MariaDB [avrep]> SELECT DISTINCT type FROM avip WHERE type NOT LIKE '%;%';
+----------------------+
| type                 |
+----------------------+
| Malware IP           |
| Scanning Host        |
| Malicious Host       |
| Malware Domain       |
| Spamming             |
| C&C                  |
| APT                  |
| Malware distribution |
+----------------------+
8 rows in set (0.52 sec)

This means that 90% of the distinct type values are compound or “multiple” values. We probably need to look more deeply at these so we will not miss insights in the type values. While compound values represent the vast majority of distinct values, we need to know more about the profile of types across our dataset.

It is important to note that our table ‘avip’ contains each unique description of each IP address encountered during our longitudinal study. Some addresses do repeat, but as we pointed out in Part 1, the vast majority of descriptions are stable. Thus, we will use records in the avip table as a proxy for addresses, though there are a few addresses that repeat. How many entries does the avip table have?

MariaDB [avrep]> SELECT COUNT(*) FROM avip;
+----------+
| COUNT(*) |
+----------+
|   918524 |
+----------+
1 row in set (0.39 sec)

How many addresses have compound types?

MariaDB [avrep]> SELECT COUNT(type) FROM avip WHERE type LIKE '%;%';
+-------------+
| COUNT(type) |
+-------------+
|        5781 |
+-------------+
1 row in set (0.28 sec)

This represents about six tenths of one percent (0.6%) of addresses, underscoring why it was reasonable to lump them together in preliminary analysis in the book. But before we dismiss compound types, let us ensure that we have not overlooked other aspects of their contribution to the dataset.

How do the reliability and risk ratings of compound types compare to the others?

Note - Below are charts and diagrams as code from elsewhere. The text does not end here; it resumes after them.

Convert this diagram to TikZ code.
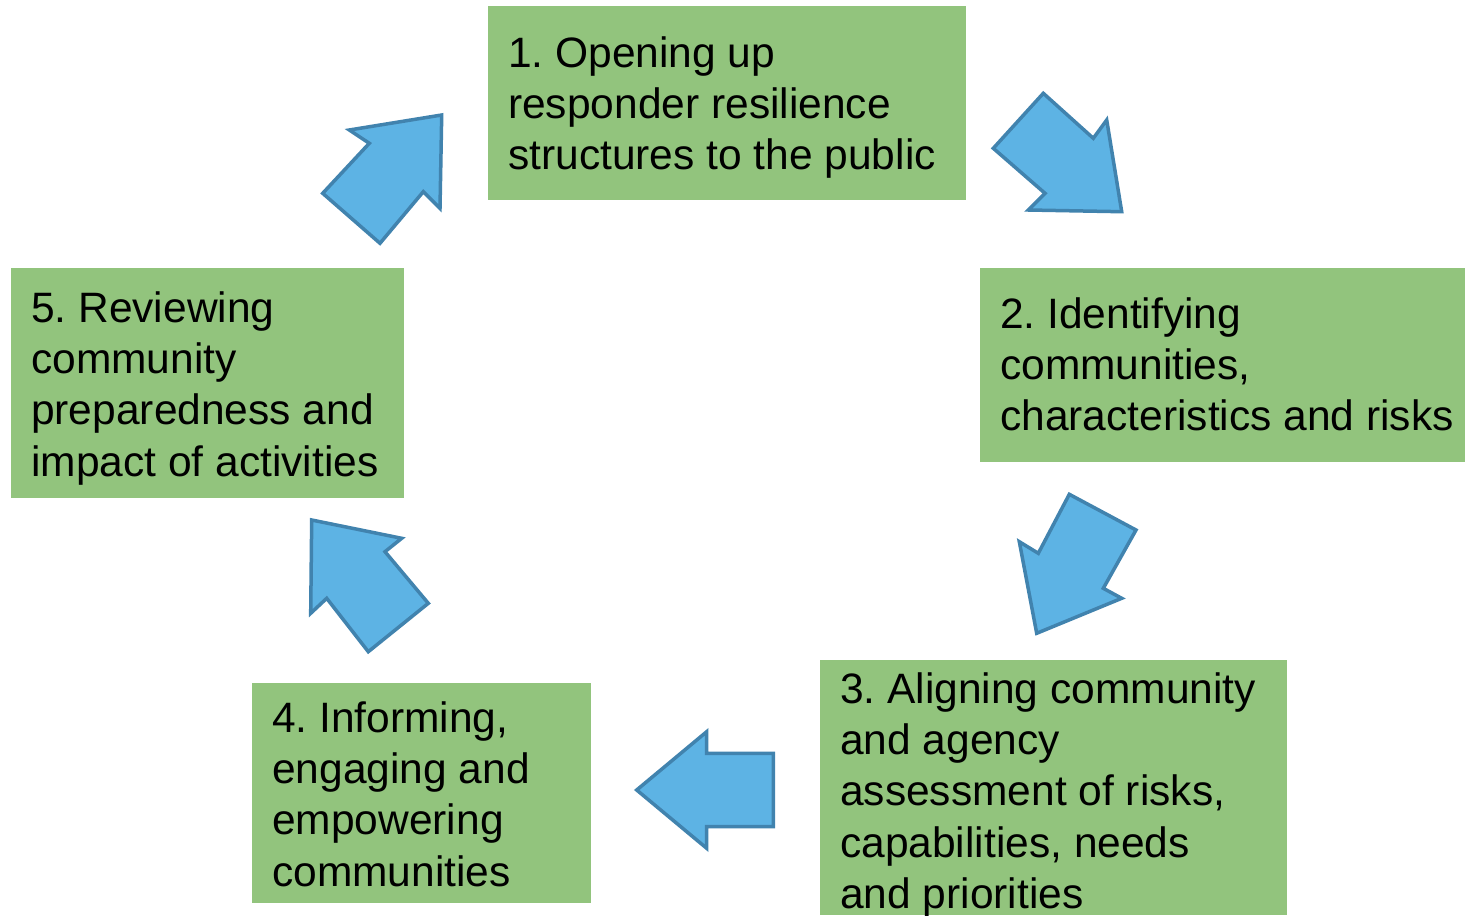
\documentclass[tikz,border=0pt]{standalone}
\usepackage{fontspec}
\setmainfont{Liberation Sans}
\frenchspacing
\definecolor{stepgreen}{RGB}{146,196,125}
\definecolor{arrowfill}{RGB}{93,179,228}
\definecolor{arrowline}{RGB}{65,131,174}
\begin{document}
\begin{tikzpicture}[x=1pt,y=-1pt,
  stagebox/.style={rectangle, fill=stepgreen, draw=none, inner sep=0pt},
  stagetext/.style={anchor=north west, inner sep=0pt, align=left,
    font={\fontsize{42.5}{51.3}\selectfont\frenchspacing}},
  blockarrow/.style={fill=arrowfill, draw=arrowline, line width=3.5pt, line join=miter}]
\useasboundingbox (0,0) rectangle (1466,915);

% stage boxes
\node[stagebox, minimum width=478pt, minimum height=194pt] (b1) at (727,103) {};
\node[stagebox, minimum width=485pt, minimum height=194pt] (b2) at (1222.5,365) {};
\node[stagebox, minimum width=467pt, minimum height=255pt] (b3) at (1053.5,787.5) {};
\node[stagebox, minimum width=339pt, minimum height=220pt] (b4) at (421.5,793) {};
\node[stagebox, minimum width=393pt, minimum height=230pt] (b5) at (207.5,383) {};

% stage texts (first baseline sits 35pt below the node's top)
\node[stagetext] (t1) at (508,32) {\rule{0pt}{35pt}1. Opening up\\responder resilience\\structures to the public};
\node[stagetext] (t2) at (1000,293) {\rule{0pt}{35pt}2. Identifying\\communities,\\characteristics and risks};
\node[stagetext] (t3) at (840,668) {\rule{0pt}{35pt}3. Aligning community\\and agency\\assessment of risks,\\capabilities, needs\\and priorities};
\node[stagetext] (t4) at (272,697) {\rule{0pt}{35pt}4. Informing,\\engaging and\\empowering\\communities};
\node[stagetext] (t5) at (31,287) {\rule{0pt}{35pt}5. Reviewing\\community\\preparedness and\\impact of activities};

% block arrows around the cycle
\draw[blockarrow] (441.7,115) -- (349.3,130) -- (369.3,143.3) -- (322.7,193.3)
  -- (380,243.3) -- (423.3,191.7) -- (440,208.3) -- cycle;
\draw[blockarrow] (1121.7,211.7) -- (1028.3,210) -- (1045,193.3) -- (993.3,148.3)
  -- (1043.3,93.3) -- (1093.3,138.3) -- (1106.7,120) -- cycle;
\draw[blockarrow] (1036.7,633.3) -- (1019.3,541.7) -- (1038.3,553.3) -- (1069.3,494.3)
  -- (1136,530) -- (1103.3,588.3) -- (1121.7,598.3) -- cycle;
\draw[blockarrow] (636.7,790) -- (706.7,731.7) -- (706.7,753.3) -- (773.3,753.3)
  -- (773.3,826.7) -- (706.7,826.7) -- (706.7,848.3) -- cycle;
\draw[blockarrow] (311.7,520) -- (401.7,538.3) -- (385,551.7) -- (428.3,603.3)
  -- (368.3,651.7) -- (326.7,598.3) -- (310.7,613.3) -- cycle;
\end{tikzpicture}
\end{document}
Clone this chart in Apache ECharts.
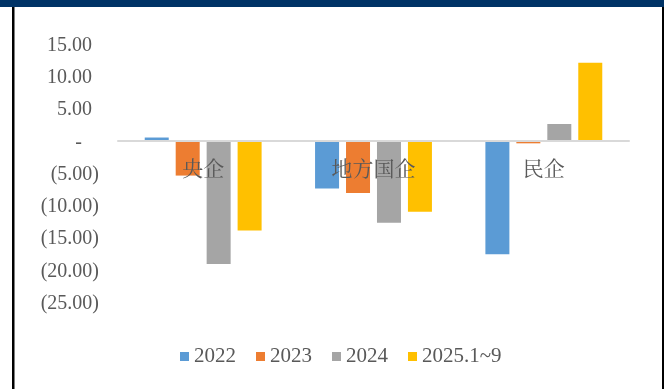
<!DOCTYPE html>
<html>
<head>
<meta charset="utf-8">
<script src="https://cdn.jsdelivr.net/npm/echarts@6/dist/echarts.min.js"></script>
<style>
  html, body { margin: 0; padding: 0; background: #fff; }
  #chart { width: 664px; height: 389px; }
</style>
</head>
<body>
<div id="chart"></div>
<script>
// Categories and yearly changes per enterprise type
const categories = ['央企', '地方国企', '民企'];
const seriesNames = ['2022', '2023', '2024', '2025.1~9'];
const s2022 = [0.5, -7.4, -17.6];
const s2023 = [-5.4, -8.1, -0.4];
const s2024 = [-19.1, -12.7, 2.6];
const s2025 = [-13.9, -11.0, 12.1];
const yMin = -25, yMax = 15, yStep = 5;

const colors = ['#5B9BD5', '#ED7D31', '#A5A5A5', '#FFC000'];
const serif = "'Liberation Serif', 'Times New Roman', 'Noto Serif CJK SC', 'Noto Sans CJK SC', serif";
const textGray = '#595959';

const gridTop = 44, gridBottom = 87, chartH = 389;

// Accounting-style tick labels: 15.00 / - / (5.00)
function fmtTick(v) {
  if (v > 0) return '{n|' + v.toFixed(2) + '}{p|}';
  if (v < 0) return '{n|(' + (-v).toFixed(2) + ')}';
  return '{n|-}{z|}';
}

// Category names sit just under the zero line, inside the plot
const plotH = chartH - gridTop - gridBottom;
const zeroY = gridTop + plotH * yMax / (yMax - yMin);
const labelTop = zeroY + 19;
const catLabelMargin = labelTop - (chartH - gridBottom);

const chart = echarts.init(document.getElementById('chart'), null, { renderer: 'canvas' });
const values = [s2022, s2023, s2024, s2025];

chart.setOption({
  animation: false,
  color: colors,
  grid: { left: 118, right: 35, top: gridTop, bottom: gridBottom, containLabel: false },
  legend: {
    left: 175,
    top: 341,
    itemWidth: 9,
    itemHeight: 9,
    itemGap: 20,
    icon: 'rect',
    textStyle: { fontFamily: serif, fontSize: 21, color: textGray },
    data: seriesNames
  },
  xAxis: {
    type: 'category',
    data: categories,
    z: 10,
    axisLine: { onZero: true, lineStyle: { color: '#D9D9D9', width: 2 } },
    axisTick: { show: false },
    axisLabel: { margin: catLabelMargin, fontFamily: serif, fontSize: 21, color: textGray }
  },
  yAxis: {
    type: 'value',
    min: yMin,
    max: yMax,
    interval: yStep,
    axisLine: { show: false },
    axisTick: { show: false },
    splitLine: { show: false },
    axisLabel: {
      margin: 19,
      formatter: fmtTick,
      rich: {
        n: { fontFamily: serif, fontSize: 20, color: textGray, padding: [3, 0, 0, 0] },
        p: { width: 7 },
        z: { width: 17 }
      }
    }
  },
  series: seriesNames.map((name, i) => ({
    name: name,
    type: 'bar',
    data: values[i],
    barWidth: 24,
    barGap: '29%',
    itemStyle: { color: colors[i] }
  })),
  graphic: [
    { type: 'rect', shape: { x: 0, y: 0, width: 664, height: 7 }, style: { fill: '#003366' }, z: 100 },
    { type: 'rect', shape: { x: 12, y: 0, width: 2.5, height: 389 }, style: { fill: '#000' }, z: 99 },
    { type: 'rect', shape: { x: 662, y: 0, width: 2, height: 389 }, style: { fill: '#000' }, z: 99 }
  ]
});
</script>
</body>
</html>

MariaDB [avrep]> SELECT AVG(risk), AVG(rel) FROM avtrack, avip WHERE avtrack.iind=avip.iind AND type LIKE '%;%';
+-----------+----------+
| AVG(risk) | AVG(rel) |
+-----------+----------+
|    2.4526 |   4.3978 |
+-----------+----------+
1 row in set (26.84 sec)

MariaDB [avrep]> SELECT AVG(risk), AVG(rel) FROM avtrack, avip WHERE avtrack.iind=avip.iind AND type NOT LIKE '%;%';
+-----------+----------+
| AVG(risk) | AVG(rel) |
+-----------+----------+
|    2.0663 |   2.3505 |
+-----------+----------+
1 row in set (32.55 sec)

That is quite interesting! Addresses with a compound type, while they represent a small fraction of addresses in the AlienVault Reputation Database, average a risk rating more than 18% higher than addresses with a simple type. Not only that, but they average a reliability rating 87% higher than addresses with a simple type. This actually makes sense, since addresses demonstrating multiple types of malicious behavior are both a higher risk and higher reliability with regard to that risk.

What about compound types in relation to our time series? We have determined that addresses with a compound type are a small fraction of all tracked addresses, but do they occur more frequently in our daily tracking?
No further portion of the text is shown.